Les deux autres décrets, publiés les 24 et 28 juin, concernent des points plus techniques. L'un, le décret n°2015-706, définit le statut et les modalités d'exercice des fonctions de réviseur des sociétés coopératives, chargé de procéder à l'examen critique et analytique de l'organisation et du fonctionnement d'une société coopérative. L'autre, décret n°2015-760, précise les conditions qui autorisent les entreprises de l'ESS pour procéder à une réduction de capital non motivée par des pertes, lorsque cette opération assure la continuité de son activité.
Une douzaine de décrets relatifs à la loi de l'ESS sont encore à paraître sur près de quarante, comme l'indique le tableau récapitulatif du gouvernement, dont un, très attendu, sur la mise en place de la révision coopérative. Les autres concernent notamment les modalités d'accompagnement des entreprises de l'ESS par les dispositifs locaux d'accompagnement (DLA), les conditions dans lesquelles les chambres régionales de l'ESS tiennent à jour et assurent la publication de la liste des entreprises de l'ESS, la modernisation du droit des fondations et les modalités de fusion des associations...

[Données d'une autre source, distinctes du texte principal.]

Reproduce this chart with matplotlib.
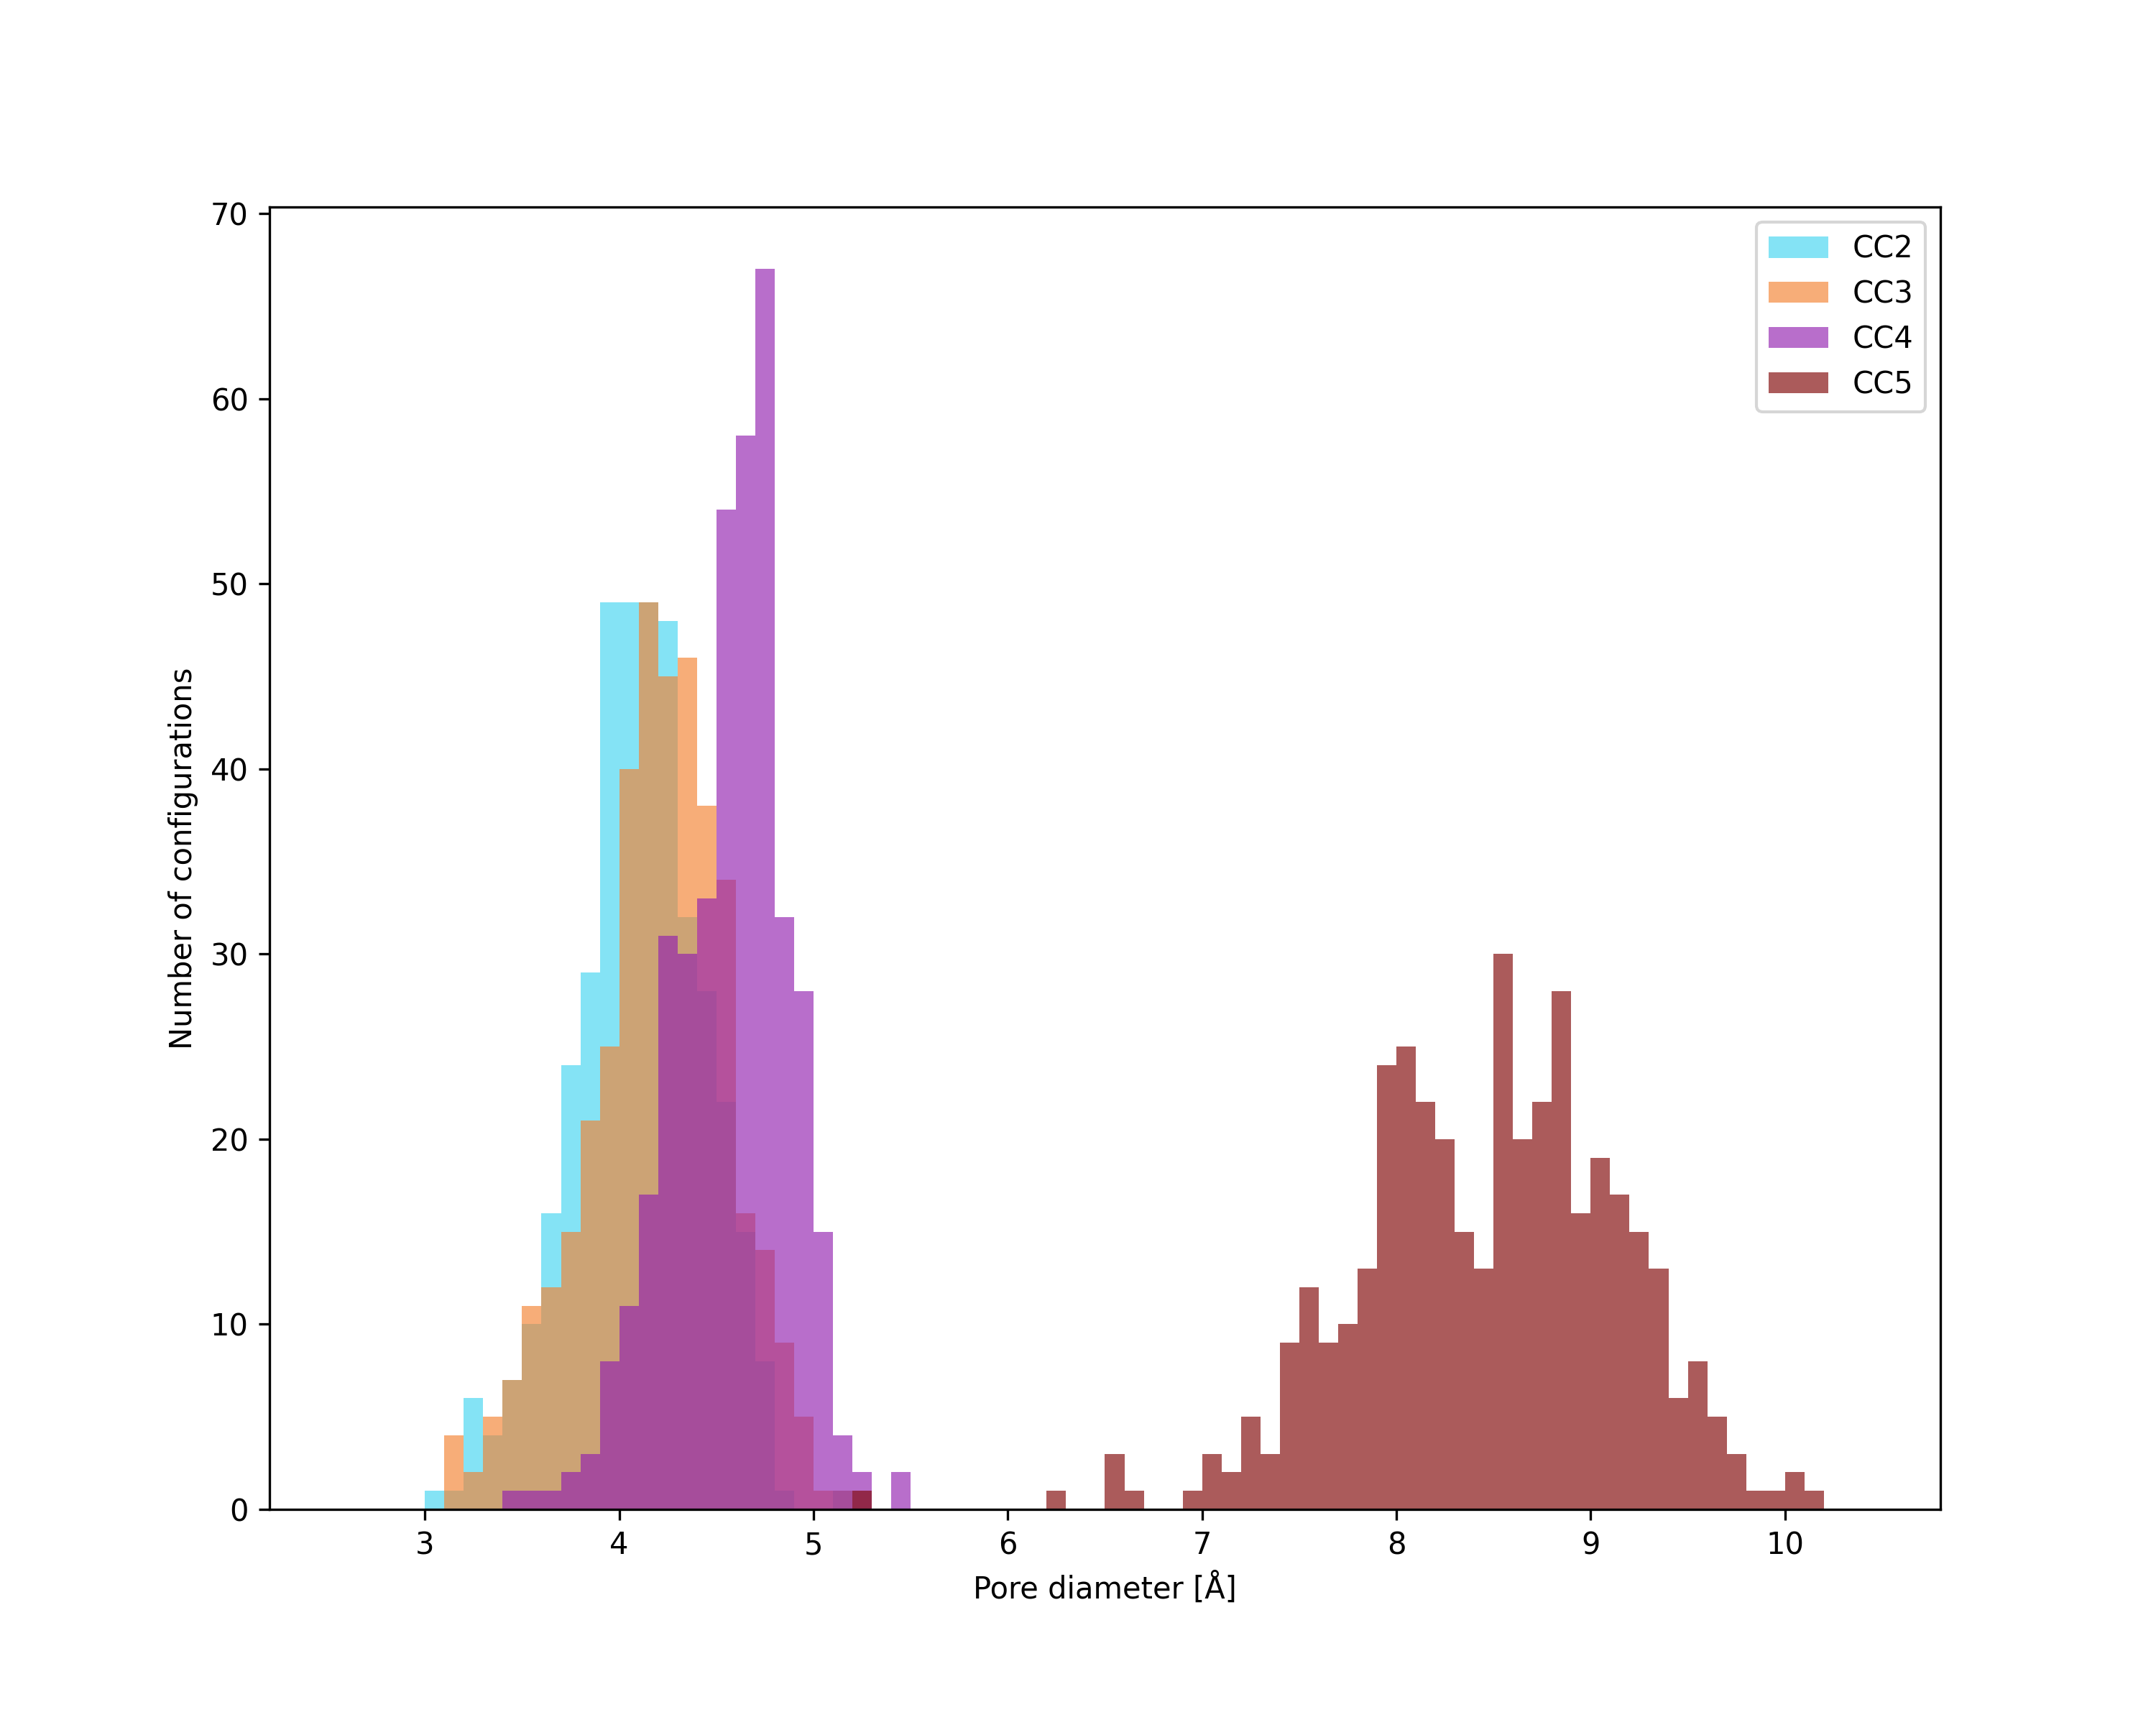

Références : décret n°2015-719 du 23 juin 2015 relatif à l’agrément "entreprise solidaire d’utilité sociale" régi par l’article L.3332-17-1 du Code du travail ; Décret n°2015-732 du 24 juin 2015 relatif au Conseil supérieur de l'économie sociale et solidaire ; Décret n°2015-760 du 24 juin 2015 pris pour l'application de l'article 1er, alinéa 15, de la loi n°2014-856 du 31 juillet 2014 relative à l'économie sociale et solidaire ; Décret n°2015-706 du 22 juin 2015 pris en application des articles 25-1 à 25-5 de la loi n°47-1775 du 10 septembre 1947 portant statut de la coopération et relatif aux conditions d'agrément des réviseurs coopératifs et aux conditions et modalités d'exercice de leurs fonctions.